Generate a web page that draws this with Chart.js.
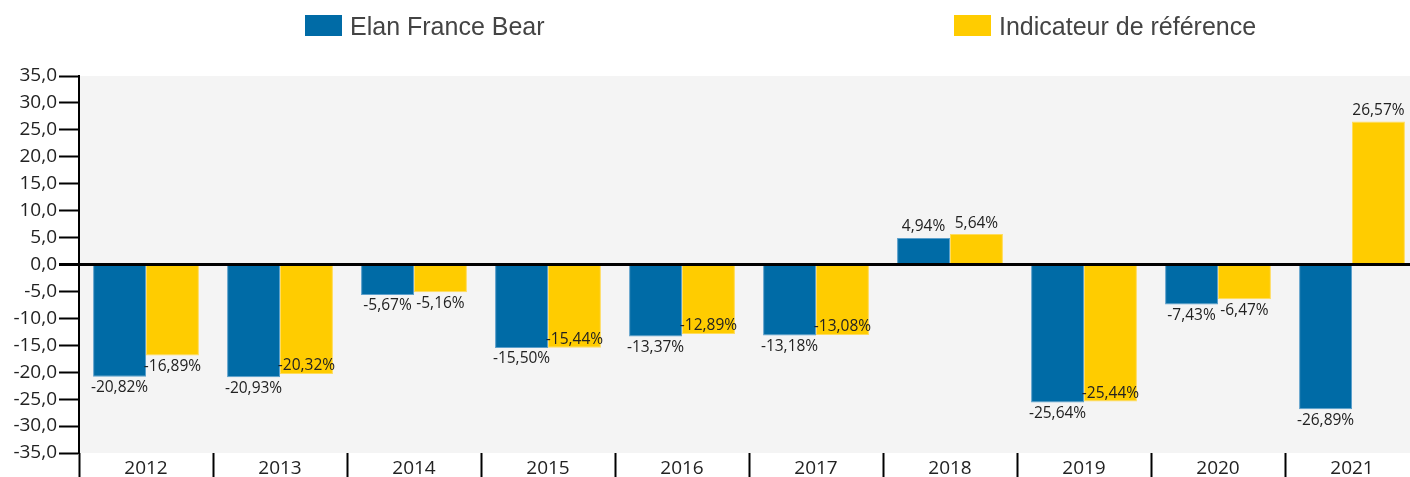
<!DOCTYPE html>
<html>
<head>
<meta charset="utf-8">
<script src="https://cdn.jsdelivr.net/npm/chart.js@4"></script>
<style>
    body { margin: 0; overflow: hidden; background: #fff; }
    #wrap { position: relative; width: 1420px; height: 477px; }
    .legend { position: absolute; top: 0; left: 0; font-family: "Liberation Sans", Arial, sans-serif; font-size: 25px; color: #444; }
    .item { position: absolute; top: 12px; white-space: nowrap; }
    .box { position: absolute; top: 3px; width: 37px; height: 21px; }
    .label { position: absolute; left: 45px; top: 0; line-height: 28px; }
</style>
</head>
<body>
<div id="wrap">
    <canvas id="barChart" width="1420" height="477"></canvas>
    <div class="legend" id="legend"></div>
</div>
<script>
const years = ['2012', '2013', '2014', '2015', '2016', '2017', '2018', '2019', '2020', '2021'];
const fundValues = [-20.82, -20.93, -5.67, -15.50, -13.37, -13.18, 4.94, -25.64, -7.43, -26.89];
const benchmarkValues = [-16.89, -20.32, -5.16, -15.44, -12.89, -13.08, 5.64, -25.44, -6.47, 26.57];
const seriesNames = ['Elan France Bear', 'Indicateur de référence'];
const seriesColors = ['#006ba6', '#ffcc00'];
const seriesBorders = ['#5b9fcb', '#ffdc5c'];
const legendLeft = [305, 954];

Chart.defaults.font.family = '"Open Sans", "Noto Sans", sans-serif';
Chart.defaults.color = '#222';

// legend as html so the spacing can match
const legend = document.getElementById('legend');
seriesNames.forEach((name, i) => {
    const item = document.createElement('div');
    item.className = 'item';
    item.style.left = legendLeft[i] + 'px';
    item.innerHTML = '<span class="box" style="background:' + seriesColors[i] + '"></span><span class="label">' + name + '</span>';
    legend.appendChild(item);
});

const fmt = (v, d) => v.toFixed(d).replace('.', ',');

const plotBackground = {
    id: 'plotBackground',
    beforeDraw(chart) {
        const a = chart.chartArea;
        const ctx = chart.ctx;
        ctx.save();
        ctx.fillStyle = '#f4f4f4';
        ctx.fillRect(a.left, a.top, a.right - a.left, a.bottom - a.top);
        ctx.restore();
    }
};

// value labels: outside the bar end, second series moved inside if it hits the first one
const valueLabels = {
    id: 'valueLabels',
    afterDatasetsDraw(chart) {
        const ctx = chart.ctx;
        ctx.save();
        ctx.font = '15.5px "Open Sans", "Noto Sans", sans-serif';
        ctx.fillStyle = '#222';
        ctx.textAlign = 'center';
        ctx.textBaseline = 'middle';
        const h = 17;
        const placed = [];
        chart.data.datasets.forEach((ds, i) => {
            chart.getDatasetMeta(i).data.forEach((bar, j) => {
                const v = ds.data[j];
                const text = fmt(v, 2) + '%';
                const w = ctx.measureText(text).width;
                let y = v >= 0 ? bar.y - 11 : bar.y + 11;
                if (i > 0 && placed[j]) {
                    const p = placed[j];
                    const hitX = Math.abs(p.x - bar.x) < (p.w + w) / 2;
                    const hitY = Math.abs(p.y - y) < h;
                    if (hitX && hitY) {
                        y = v >= 0 ? bar.y + 8 : bar.y - 8;
                    }
                }
                if (i === 0) placed[j] = { x: bar.x, y: y, w: w };
                ctx.fillText(text, bar.x, y);
            });
        });
        ctx.restore();
    }
};

const barChartData = {
    labels: years,
    datasets: [
        { label: seriesNames[0], data: fundValues, backgroundColor: seriesColors[0], borderColor: seriesBorders[0], borderWidth: 1 },
        { label: seriesNames[1], data: benchmarkValues, backgroundColor: seriesColors[1], borderColor: seriesBorders[1], borderWidth: 1 }
    ]
};

const barChartConfig = {
    type: 'bar',
    data: barChartData,
    options: {
        responsive: false,
        animation: false,
        datasets: {
            bar: {
                categoryPercentage: 0.79,
                barPercentage: 1.0
            }
        },
        layout: {
            padding: {
                top: 76,
                bottom: 0,
                left: 0,
                right: 1
            }
        },
        plugins: {
            legend: {
                display: false
            },
            tooltip: {
                enabled: false
            }
        },
        scales: {
            x: {
                afterFit: (scale) => { scale.height = 24; },
                border: { display: false },
                grid: {
                    drawOnChartArea: false,
                    tickLength: 24,
                    tickColor: '#000',
                    tickWidth: 2
                },
                ticks: {
                    padding: -20,
                    font: { size: 19 },
                    color: '#222'
                }
            },
            y: {
                min: -35,
                max: 35,
                afterFit: (scale) => { scale.width = 79; },
                border: { display: true, color: '#000', width: 2 },
                grid: {
                    color: (c) => c.tick && c.tick.value === 0 ? '#000' : 'rgba(0,0,0,0)',
                    lineWidth: (c) => c.tick && c.tick.value === 0 ? 3 : 1,
                    tickLength: 20,
                    tickColor: '#000',
                    tickWidth: (c) => c.tick && c.tick.value === 0 ? 3 : 2
                },
                ticks: {
                    stepSize: 5,
                    padding: 2,
                    font: { size: 19 },
                    color: '#222',
                    callback: (v) => fmt(v, 1)
                }
            }
        }
    },
    plugins: [plotBackground, valueLabels]
};

const barChart = new Chart(document.getElementById('barChart'), barChartConfig);
</script>
</body>
</html>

——

### Task requirements:
Write out nothing but the lines from the start of the data through the line with "Chart.defaults.color = '#222';". Leave out the pictures.

### Finished exercise:
Generate a web page that draws this with Chart.js.
<!DOCTYPE html>
<html>
<head>
<meta charset="utf-8">
<script src="https://cdn.jsdelivr.net/npm/chart.js@4"></script>
<style>
    body { margin: 0; overflow: hidden; background: #fff; }
    #wrap { position: relative; width: 1420px; height: 477px; }
    .legend { position: absolute; top: 0; left: 0; font-family: "Liberation Sans", Arial, sans-serif; font-size: 25px; color: #444; }
    .item { position: absolute; top: 12px; white-space: nowrap; }
    .box { position: absolute; top: 3px; width: 37px; height: 21px; }
    .label { position: absolute; left: 45px; top: 0; line-height: 28px; }
</style>
</head>
<body>
<div id="wrap">
    <canvas id="barChart" width="1420" height="477"></canvas>
    <div class="legend" id="legend"></div>
</div>
<script>
const years = ['2012', '2013', '2014', '2015', '2016', '2017', '2018', '2019', '2020', '2021'];
const fundValues = [-20.82, -20.93, -5.67, -15.50, -13.37, -13.18, 4.94, -25.64, -7.43, -26.89];
const benchmarkValues = [-16.89, -20.32, -5.16, -15.44, -12.89, -13.08, 5.64, -25.44, -6.47, 26.57];
const seriesNames = ['Elan France Bear', 'Indicateur de référence'];
const seriesColors = ['#006ba6', '#ffcc00'];
const seriesBorders = ['#5b9fcb', '#ffdc5c'];
const legendLeft = [305, 954];

Chart.defaults.font.family = '"Open Sans", "Noto Sans", sans-serif';
Chart.defaults.color = '#222';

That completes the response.